Estábamos atravesando la calle que en los mapas aparece como África Road, pero a la que todo el mundo llama Bole. Es como la Quinta Avenida de Addis Abeba, el escaparate de la nueva Etiopía, un país que escribe su historia con la sucesión de intentos para reponerse del último knockout. Allí se levantan los más modernos centros comerciales de la ciudad, restaurantes, cafeterías, locales de música, galerías de arte, boutiques con ropa de importación. Es ahora la arteria por la que la inmensa mayoría de los visitantes penetran en la capital de Etiopía. Es, después del remozado aeropuerto internacional de Bole, la primera impresión que recibe el forastero.

La larga avenida que te va a introducir en los secretos de la ciudad es la metáfora de África, y de Etiopía; es la alegoría de Addis Abeba, con todas sus contradicciones, con sus miserias y sus esperanzas. Es la paradoja etíope, que permite que puedas entrar en un centro comercial de cristal, acero y escaleras mecánicas, dotado de cajeros automáticos, a comprar un frasco de perfume de Carolina Herrera por el doble o el triple del sueldo de la cajera que te lo cobra. Lo mismo que sucede en la lujosa avenida de Nueva York, pero aquí en unas proporciones descomunales difíciles de asimilar. Cuando las luces se apagan —porque cierran los negocios o porque toca apagón aunque estemos en plena época de lluvias— desaparecen los coches de lujo del cuerpo diplomático y de la ONU, los todoterreno que los ricos de la ciudad utilizan como medio de transporte y como fortaleza, los profesionales locales de éxito, las chicas con ortodoncia y alisado japonés en el pelo, los emigrantes retornados que hicieron algo de fortuna, los blancos que vienen a hacer negocios, los empleados de las oficinas, oenegés y embajadas y algún cooperante recién llegado de una misión en el campo al que le queda presupuesto para una comida en uno de los numerosos restaurantes de la zona.
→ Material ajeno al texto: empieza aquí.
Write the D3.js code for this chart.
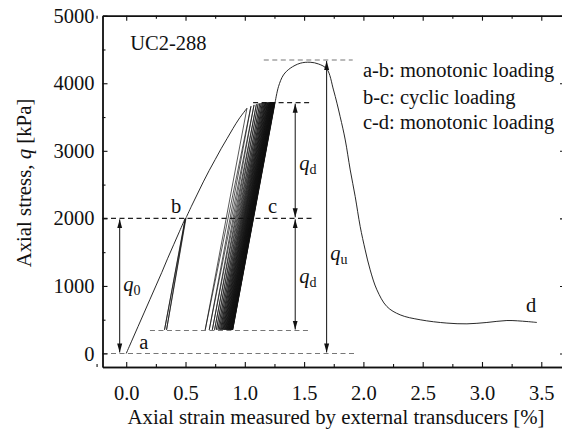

Desaparecen todos ellos, pero permanecen, porque es su territorio, los vagabundos y los mendigos como los que nos dan la bienvenida, algunos vendedores ambulantes para los que no hay horarios. A la luz de la noche afloran los clientes de los locales nocturnos de moda que se salpican a lo largo de la avenida, los seveñás —vigilantes de negocios y edificios en obras que en la noche adquieren un aspecto fantasmagórico—, algunos taxistas y las prostitutas y sus clientes.

 

En la capital de Etiopía conviven casi cinco millones de personas (los cálculos oficiales lo rebajan a 2,5 millones) de muy diversa condición, etnia y religión. Una mujer , cubierta con la netela blanca, pide en la calle, mientras un vendedor ambulante vende carteles de películas de Hollywood.

Es lo que hay en la primera línea de calle. En las de atrás y en los callejones que salen de éstas hay otras realidades que se corresponden mejor con la imagen con la que uno llega a Addis Abeba. La capital de Etiopía experimenta una profunda transformación, cuya expresión más elocuente son los modernos edificios para oficinas y negocios. Pero todavía y al mismo tiempo es una ciudad-miseria del Tercer Mundo, un lugar en el que la pobreza, la infravivienda y el caos no se pueden ocultar. Son realidades que conviven, que se superponen y que muchas veces se confunden, pero que dan carácter a una ciudad que lucha por emerger de las cenizas del infortunio y el maltrato como una flor nueva. La Nueva Flor, eso es lo que significa Addis Abeba en amariña.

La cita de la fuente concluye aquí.